Chest pain is often a major concern for many middle aged people. Because it's such an important symptom of a heart problem, people rightly avoid waiting too long to seek medical attention for it. In fact, almost 10% of all emergency room visits each year are caused by the onset of chest pain.
That means it's important for you to know how to respond when either you or your loved ones experience chest pain. Even if you're not at the age where heart attacks are a major concern, understanding what to do--and when--can make a great deal of difference for the people you care about.
When To Call Your Doctor
Many people tend to attribute chest pains to heartburn. As a result, it's not uncommon for the victim to take an antacid and sit down for a moment--particularly if they have a history of heartburn or gas pains. This mindset can cost valuable minutes when the pains are caused by a much more serious condition.

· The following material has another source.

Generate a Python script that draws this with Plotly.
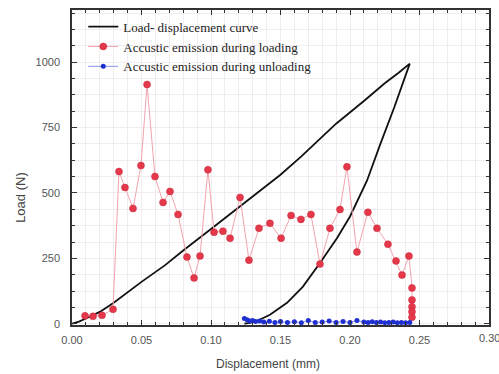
import plotly.graph_objects as go

# Load-displacement curve (loading then unloading)
curve_x = [0.0, 0.005, 0.01, 0.02, 0.03, 0.04, 0.05, 0.067, 0.08, 0.10, 0.12, 0.15, 0.165, 0.178, 0.19, 0.21, 0.225, 0.235, 0.243,
           0.240, 0.232, 0.222, 0.2122, 0.20, 0.1906, 0.1784, 0.166, 0.1547, 0.1424, 0.135, 0.128, 0.124]
curve_y = [0, 8, 20, 45, 80, 120, 160, 224, 280, 362, 445, 570, 640, 705, 765, 852, 920, 960, 995,
           950, 830, 690, 547, 410, 327, 232, 141, 80, 34, 15, 3, 0]

# Acoustic emission during loading
load_x = [0.0094, 0.0151, 0.0216, 0.0295, 0.0338, 0.0381, 0.0439, 0.0496, 0.054, 0.0597, 0.0655, 0.0705,
          0.0763, 0.0827, 0.0878, 0.0921, 0.0978, 0.1022, 0.1086, 0.1137, 0.1209, 0.1273, 0.1345, 0.1424,
          0.1504, 0.1576, 0.1647, 0.1719, 0.1784, 0.1856, 0.1928, 0.1978, 0.205, 0.2129, 0.2194, 0.2273,
          0.2331, 0.2374, 0.2424, 0.2446, 0.2446, 0.2446, 0.2446, 0.2446]
load_y = [30, 28, 32, 55, 582, 521, 441, 605, 915, 563, 464, 506,
          418, 255, 175, 259, 589, 350, 354, 327, 483, 243, 365, 384,
          327, 414, 399, 418, 228, 365, 437, 600, 274, 426, 365, 304,
          240, 186, 259, 137, 91, 65, 46, 25]

# Acoustic emission during unloading
unload_x = [0.124, 0.126, 0.128, 0.130, 0.132, 0.135, 0.138, 0.142, 0.146, 0.150, 0.155, 0.160, 0.165,
            0.170, 0.175, 0.180, 0.185, 0.190, 0.195, 0.200, 0.205, 0.210, 0.213, 0.216, 0.219, 0.222,
            0.225, 0.228, 0.231, 0.234, 0.237, 0.240, 0.243]
unload_y = [20, 15, 10, 12, 8, 10, 6, 9, 5, 8, 5, 7, 4, 12, 5, 6, 10, 5, 8, 5, 12, 6, 5, 7, 5, 6,
            4, 5, 6, 4, 5, 4, 5]

x_ticks = [0.0, 0.05, 0.10, 0.15, 0.20, 0.25]
x_labels = ["0.00", "0.05", "0.10", "0.15", "0.20", "0.25"]
x_last_tick = 0.30
x_last_label = "0.30"
y_ticks = [0, 250, 500, 750, 1000]

fig = go.Figure()
fig.add_trace(go.Scatter(x=curve_x, y=curve_y, mode="lines", name="Load- displacement curve",
                         line=dict(color="#111111", width=1.8)))
fig.add_trace(go.Scatter(x=load_x, y=load_y, mode="lines+markers", name="Accustic emission during loading",
                         line=dict(color="#f2a3ae", width=1),
                         marker=dict(color="#e5384a", size=7, line=dict(color="#c42838", width=0.5))))
fig.add_trace(go.Scatter(x=unload_x, y=unload_y, mode="lines+markers", name="Accustic emission during unloading",
                         line=dict(color="#8a94f0", width=1),
                         marker=dict(color="#1f2fd0", size=5)))

tick_font = dict(family="Liberation Sans, Arial", size=11, color="#555555")
axis_common = dict(showline=True, linecolor="#333333", linewidth=1.5, mirror="ticks",
                   ticks="inside", ticklen=5, tickwidth=1.2, tickcolor="#333333",
                   showgrid=True, gridcolor="#f1ecef", gridwidth=1, zeroline=False,
                   tickfont=tick_font)

fig.update_xaxes(range=[0, 0.30], tickvals=x_ticks + [x_last_tick], ticktext=x_labels + [""],
                 minor=dict(dtick=0.01, tick0=0, ticks="inside", ticklen=3, tickcolor="#333333",
                            showgrid=True, gridcolor="#f1ecef"),
                 ticklabelstandoff=4,
                 **axis_common)
fig.update_yaxes(range=[-5, 1200], tickvals=y_ticks,
                 minor=dict(dtick=62.5, tick0=0, ticks="inside", ticklen=3, tickcolor="#333333",
                            showgrid=True, gridcolor="#f1ecef"),
                 ticklabelstandoff=8,
                 **axis_common)

# last x tick label sits at the right edge of the page (partly cut, as in the original)
fig.add_annotation(text=x_last_label, x=x_last_tick, y=-0.015, xref="x", yref="paper",
                   showarrow=False, yanchor="top", xanchor="center", font=tick_font)

fig.add_annotation(text="Displacement (mm)", x=0.47, y=-0.095, xref="paper", yref="paper",
                   showarrow=False, yanchor="top", xanchor="center",
                   font=dict(family="Liberation Sans, Arial", size=12, color="#444444"))
fig.add_annotation(text="Load (N)", x=-0.122, y=0.404, xref="paper", yref="paper",
                   showarrow=False, textangle=-90, xanchor="center", yanchor="middle",
                   font=dict(family="Liberation Sans, Arial", size=13, color="#444444"))

fig.update_layout(
    width=499, height=374,
    margin=dict(l=72, r=10, t=8, b=49),
    paper_bgcolor="white", plot_bgcolor="white",
    showlegend=True,
    legend=dict(x=0.027, y=0.995, xanchor="left", yanchor="top",
                bgcolor="rgba(0,0,0,0)",
                font=dict(family="Liberation Serif, Times New Roman", size=13, color="#222222")),
)

fig.write_html("out.html")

The decision, then, isn't about whether you should call your doctor or not--it's between calling your doctor or 911 immediately. Some of the symptoms that can accompany chest pain during a heart attack include:
- Upper body pain
- Shortness of breath
- Feeling lightheaded
However, the most important thing to remember is that you shouldn't try to play doctor during this situation. A phone call to a physician should begin immediately upon noticing the symptoms. They will be able to help you determine your next step. If there are any other signs that the pain might be caused by a heart attack, that call should go to 911 immediately. In these situations, every minute matters.
How To Care For The Victim
Once you've made the call for help, you'll need to care for either yourself or your loved one. The type of care required depends on the severity of the situation, but a few simple tips can help you provide immediate care--whether the chest pain is caused by a heart attack or not.
If symptoms have just begun, and they don't seem too severe, the first thing you should do is take notice of the time. Experts suggest that you shouldn't try to endure the symptoms of a heart attack for more than 5 minutes, even though a heart attack typically causes pain for more than 15 minutes. No matter how much the victim protests, once you pass the 5 minute mark, you should seek advanced help.
The next thing you should do is attempt to make the victim comfortable. If the pains are caused by heartburn or gas, loosening their belt or having them sit/stand upright can help relieve the pain. If you've decided to contact a physician, the process of getting into contact with them can take a few minutes. Sometimes, this simple response can help alleviate pain before you can even speak to them.
Another preventative action you can take is to swallow an aspirin. Many heart attacks are caused by platelets in blood collecting and creating clots. Aspirin inhibits this process, but your body doesn't need a lot to accomplish this. One small aspirin will do.
The last thing you can do for a victim is to begin CPR if they lose consciousness. If this is the case, there is no doubt that you should have already called 911. The dispatcher will assist you with the proper procedure and technique--even if you are not trained in the process. Hopefully, if you've been actively caring for the victim, help will arrive before this point.
Chest pains can indicate severe medical issues that should not be taken lightly. Everything else aside, your primary duty during a chest pain event is to contact help immediately. Your response time, combined with the effectiveness of your care during the episode, can have a tremendous impact.